Weiter ging‘s am 9.9., in Düsseldorf, wo der superrechte AfDler Maximilian Krah zu einer Podiumsdiskussion der AfD Düsseldorf im Bürgersaal der Bilker Arkaden geladen war. Krah, von dem sich selbst die Rechten im Europaparlament distanzieren, wurde von den Düsseldorfer Parteikolleg*innen als das „Enfant terrible der AfD“ angekündigt. Er vertrete kontroverse Positionen, was, so Elmar Salinger, Sprecher des hiesigen AfD-Kreisverbands, reizvoll sei. Dass Krah von der AfD-Spitze ein Auftrittsverbot im Europawahlkampf verordnet bekam und sich aus dem Bundesvorstand der Partei zurückziehen musste, spielte bei der Einladung nach Düsseldorf demnach zumindest keine negative Rolle. Krah war der Spitzenkandidat der AfD für die Europawahl, bis er sich mit Sprüchen wie: „Ich werde nie sagen, dass jeder, der eine SS-Uniform trug, automatisch ein Verbrecher war“ verscherzte.

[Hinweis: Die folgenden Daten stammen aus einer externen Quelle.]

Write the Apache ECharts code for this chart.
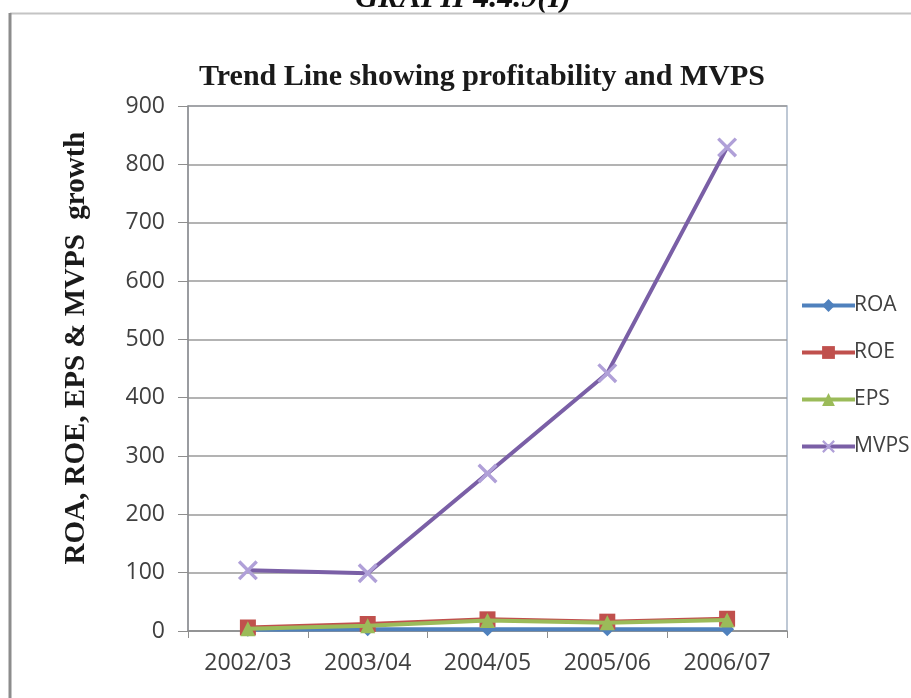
<!DOCTYPE html>
<html>
<head>
<meta charset="utf-8">
<script src="https://cdn.jsdelivr.net/npm/echarts@6/dist/echarts.min.js"></script>
<style>
  html, body { margin: 0; padding: 0; background: #ffffff; }
  #chart { width: 911px; height: 698px; }
</style>
</head>
<body>
<div id="chart"></div>
<script>
// Financial years on the category axis
const years = ['2002/03', '2003/04', '2004/05', '2005/06', '2006/07'];

// Ratios per year
const roa = [2, 3, 3, 3, 3];
const roe = [6, 12, 20, 16, 21];
const eps = [4, 9, 18, 14, 19];
const mvps = [104, 99, 270, 442, 829];

// Value axis range
const yMin = 0;
const yMax = 900;
const yStep = 100;

const crossSymbol = 'path://M0,1.2 L1.2,0 L10,8.8 L8.8,10 Z M8.8,0 L10,1.2 L1.2,10 L0,8.8 Z';

const chart = echarts.init(document.getElementById('chart'), null, { renderer: 'canvas' });

function lineSeries(name, data, color, symbol, size, markerColor, z) {
  return {
    name: name,
    type: 'line',
    data: data,
    symbol: symbol,
    symbolSize: size,
    showAllSymbol: true,
    z: z,
    lineStyle: { color: color, width: 4 },
    itemStyle: { color: markerColor || color, borderWidth: 0 },
    emphasis: { disabled: true },
    animation: false
  };
}

chart.setOption({
  backgroundColor: '#ffffff',
  animation: false,
  title: {
    text: 'Trend Line showing profitability and MVPS',
    left: 477,
    top: 57,
    textAlign: 'center',
    textStyle: {
      fontFamily: 'Liberation Serif',
      fontWeight: 'bold',
      fontSize: 30,
      color: '#1a1a1a'
    }
  },
  graphic: [
    {
      type: 'text',
      left: 355,
      top: -17,
      style: {
        text: 'GRAPH 4.4.9(I)',
        fontFamily: 'Liberation Serif',
        fontStyle: 'italic',
        fontWeight: 'bold',
        fontSize: 32,
        fill: '#111111'
      }
    },
    {
      type: 'line',
      shape: { x1: 10, y1: 13.5, x2: 911, y2: 13.5 },
      style: { stroke: '#c4c4c4', lineWidth: 2 }
    },
    {
      type: 'line',
      shape: { x1: 10, y1: 13, x2: 10, y2: 698 },
      style: { stroke: '#8c8c8c', lineWidth: 3 }
    },
    {
      // value axis title
      type: 'text',
      x: 77,
      y: 348,
      rotation: Math.PI / 2,
      style: {
        text: 'ROA, ROE, EPS & MVPS  growth',
        fontFamily: 'Liberation Serif',
        fontWeight: 'bold',
        fontSize: 29,
        fill: '#1a1a1a',
        align: 'center',
        verticalAlign: 'middle'
      }
    }
  ],
  legend: {
    orient: 'vertical',
    left: 795,
    top: 290,
    itemWidth: 53,
    itemHeight: 16,
    itemGap: 26,
    data: ['ROA', 'ROE', 'EPS', 'MVPS'],
    lineStyle: { width: 4 },
    textStyle: {
      fontFamily: 'Open Sans',
      fontSize: 21,
      lineHeight: 20,
      color: '#404040',
      padding: [0, 0, 0, -6]
    }
  },
  grid: {
    left: 188,
    right: 124,
    top: 106,
    bottom: 67,
    show: true,
    borderColor: '#a9b6c8',
    borderWidth: 1.5,
    backgroundColor: 'transparent'
  },
  xAxis: {
    type: 'category',
    data: years,
    boundaryGap: true,
    axisLine: { show: true, lineStyle: { color: '#8e8e8e', width: 1.5 } },
    axisTick: { show: true, length: 7, lineStyle: { color: '#8e8e8e' } },
    axisLabel: {
      fontFamily: 'Open Sans',
      fontSize: 23,
      color: '#404040',
      margin: 21
    },
    splitLine: { show: false }
  },
  yAxis: {
    type: 'value',
    min: yMin,
    max: yMax,
    interval: yStep,
    axisLine: { show: true, lineStyle: { color: '#8e8e8e', width: 1.5 } },
    axisTick: { show: true, length: 10, lineStyle: { color: '#8e8e8e' } },
    axisLabel: {
      fontFamily: 'Open Sans',
      fontSize: 23,
      color: '#404040',
      margin: 23
    },
    splitLine: { show: true, lineStyle: { color: '#9a9a9a', width: 1.5 } }
  },
  series: [
    lineSeries('ROA', roa, '#4f81bd', 'diamond', 14, '#4f81bd', 2),
    lineSeries('ROE', roe, '#c0504d', 'rect', 16, '#c0504d', 3),
    lineSeries('EPS', eps, '#9bbb59', 'triangle', 15, '#9bbb59', 4),
    lineSeries('MVPS', mvps, '#7a5fa6', crossSymbol, 20, '#b0a0d8', 5)
  ]
});
</script>
</body>
</html>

Zu den Protesten gegen die AfD und Krahs Auftritt, wiederum in einem städtischen Veranstaltungsraum, riefen das Bündnis „Düsseldorf stellt sich quer“ (DSSQ) und der Verdi-Landesbezirk Nordrhein-Westfalen auf. Unter den gut 500 Menschen, die vor dem Bürgerhaus zusammenkamen, waren u. a. Parteivertreter*innen und die „Omas gegen rechts“ angerückt. Zahlreiche Polizist*innen waren rund um den Bilker Bahnhof im Einsatz. Im Laufe der hitziger werdenden Protestveranstaltung gerieten Demonstrierende und die Polizei aneinander, die den Bereich vor dem Eingang zum Bürgersaal räumen wollte, da die Demo nur für den Platz vor dem Bürgerhaus angemeldet worden war.
Auf Proteste stieß auch die AfD-Zusammenkunft, am 28.9. in der Düsseldorfer Dieter-Forte-Gesamtschule stattfand. Fast 200 Menschen, darunter Schüler*innen, Lehrer*innen und Eltern – auch vom benachbarten Lore-Lorentz-Berufskolleg – waren dem DSSQ-Aufruf zum Protest gefolgt und demonstrierten lautstark sowie mit eindrucksvollen Wortbeiträgen gegen die braune Versammlung.
Die AfD versucht inzwischen anscheinend, ihre Veranstaltung nicht öffentlich zu machen, da sie offenbar Proteste fürchtet, aber so recht geht die Strategie bisher nicht auf.